MAJENE– Dekan Fakultas Ilmu Sosial dan Politik (Fisipol) Universitas Sulawesi Barat (Unsulbar) Dr. Burhanuddin mengungkapkan fenomena “kotak kosong” pertanda malapetaka dunia demokrasi dewasa ini.
“Itu malapetaka bagi demokrasi, masa partai dimonopoli oleh satu calon. Artinya, satu orang saja menjadi pilihan partai, termasuk juga keserakahan di dalam demokrasi untuk merebut kekuasaan,” tutur Burhanuddin kepada mandarnesia.com, Rabu (17/1/2018) malam, menyikapi konteks Pilkada Mamasa 2018.
“Artinya dia tidak memberikan kesempatan kepada orang lain,” sambungnya lagi.

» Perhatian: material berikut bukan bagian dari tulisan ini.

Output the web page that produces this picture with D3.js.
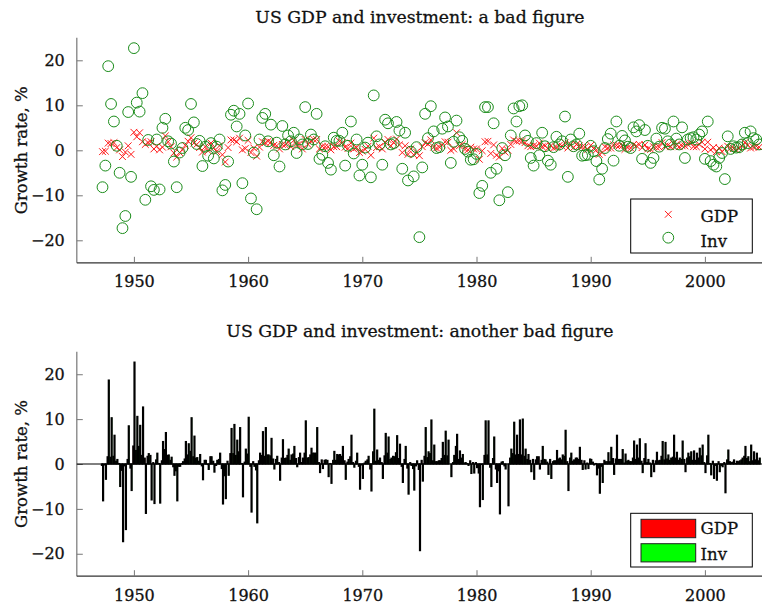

Menurutnya, tontonan demokrasi yang ada di Mamasa bisa dikata lebih didominasi oleh kekuasaan semata. Padahal dalam dunia demokrasi, kata Burhanuddin, pada dasarnya ada pertarungan minimal dua pasang calon yang nantinya akan menjadi pilihan dari rakyat.
“Kalau misalnya ‘peti kosong’ yang menang, siapa yang berkuasa pasti melakukan pemilihan ulang,” ujarnya.
Seharusnya, partai politik memegang peranan penting sebagai pilar demokrasi, dengan adanya kejadian hanya satu calon, maka partai tersebut dianggap tidak mampu membangun dan menghasilkan kader terbaiknya.
“Partai adalah pilar demokrasi. Artinya partai-partai tidak bisa membangun sebuah demokrasi yang ada di sana (Mamasa). Salah satu tugas partai itu adalah bagaimana merekrut kader atau anggotanya,” jelasnya.
“Partai tidak berhasil membangun dan menciptakan seseorang yang memiliki kemampuan untuk merekrut sebuah pemimpin, kenapa itu terjadi? Karena itu tadi ‘mahar’ yang jadi dominan sekarang,” ungkapnya.
Ia menilai seharusnya partai mampu melahirkan kader kepemimpinan yang bisa diusung di dalam proses demokrasi seperti pilkada.
“Masa di dalam dirinya sendiri tidak ada pemimpin yang ideal untuk bisa maju,” tandas Burhanuddin yang juga akademi Universitas Tadulako Palu itu.